Dirjen Pembelajaran dan Kemahasiswaan (Belmawa) Kemenristekdikti, Ismunandar mengatakan bahwa era disrupsi teknologi yang hadir bersama masuknya revolusi industri 4.0 perlu diantisipasi oleh semua bidang, tidak terkecuali pendidikan tinggi. Perguruan tinggi kian ditantang untuk mencetak lulusan yang tidak dapat tergantikan oleh robot.
"Kita mendorong perguruan tinggi meningkatkan kapasitas literasi baru, yakni literasi data, teknologi dan manusia. Big data saat ini ibarat tambang emas baru," kata Ismunandar dalam sambutannya di acara Dies Natalis Universitas Tarumanagara (Untar), Kamis, 3 Oktober 2019.
Literasi data dan teknologi, di antaranya dengan memperkuat kemampuan berkomunikasi menggunakan internet of Things (IoT), big data, dan artificial intelligence. "literasi data dan teknologi ini harus terus digali, selayaknya tambang kita menambang emas. Pelajari teknik-teknik baru, sebab individu yang melek data akan paham cara mengeksploitasi data yang dibutuhkan di masa depan," terang Ismunandar.
Ia juga menekankan pada poin literasi ketiga, yakni literasi manusia di mana setiap lulusan perguruan tinggi harus memiliki kemampuan berempati, memimpin dan memutuskan. "Literasi manusia itu yang tidak bisa dikerjakan oleh robot," kata Ismunandar.
Literasi manusia ini juga yang akan melindungi sivitas akademika di perguruan tinggi dari ancaman radikalisme, korupsi dan sifat negatif lainnya. "Jadi perguruan tinggi selain menanamkan kemampuan teknis dan kognitif, penting juga menanamkan aspek kemanusiaan. Agar lulusannya lebih manusiawi, berpikir kritis, bermoral, toleransi, empati, menjunjung tinggia hukum, dan kejujuran," tegas Ismunandar.
Dalam kesempatan yang sama, Rektor Untar, Agustinus Purna Irawan mengatakan, bahwa ketiga literasi tersebut sudah sejak lama diterapkan di kampusnya.
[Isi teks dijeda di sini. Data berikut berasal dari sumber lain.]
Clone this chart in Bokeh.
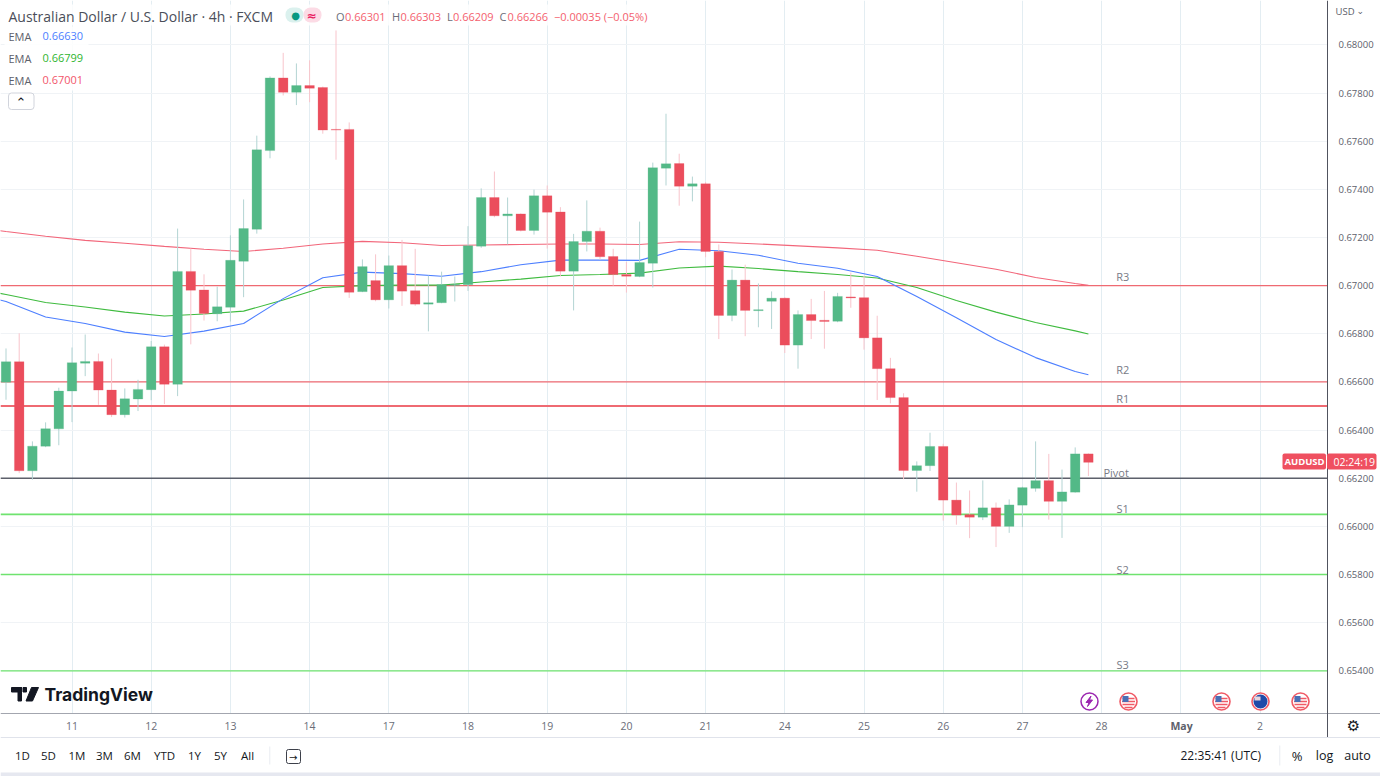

Dalam literasi data misalnya, sejak beberapa tahun yang lalu Untar telah merintis blended learning dalam perkuliahan.
"Kalau saat ini kita buat Lintar (Layanan Informasi terpadu Universitas Tarumanagara), semua materi pembelajaran mahasiswa dimasukkan ke Lintar. Jadi materi dapat diakses dari manapun," kata Agustinus.
Pihaknya juga telah membagi, mana mahasiswa yang ingin menjalankan kuliah online, blended, maupun yang tatap muka. "Apapun pilihannya, semua proses kita pantau," tegas peraih Academic Leader 2019 dari Kemenristekdikti ini.
Dengan sistem yang serba online ini, penilaian akan kehadiran mahasiswa pun tidak hanya dihitung dalam tatap muka. "Mereka mengakses materi online, submit tugas, dan sebagainya itu bisa dihitung juga sebagai kehadiran. Jadi tidak ada lagi kelas kosong hanya karena dosen sedang seminar di luar negeri misalnya," imbuhnya.
Selain media pembelajaran, Agustinus juga memperhatikan kurikulum perkuliahan yang didesain sesuai dengan kebutuhan memasuki industri. "Kurikulum kami itu khas Untar, tidak hanya mencetak calon karyawan, namun kami lebih mencetak bagaimana menjadi pengusaha, wirausahawan," pungkasnya.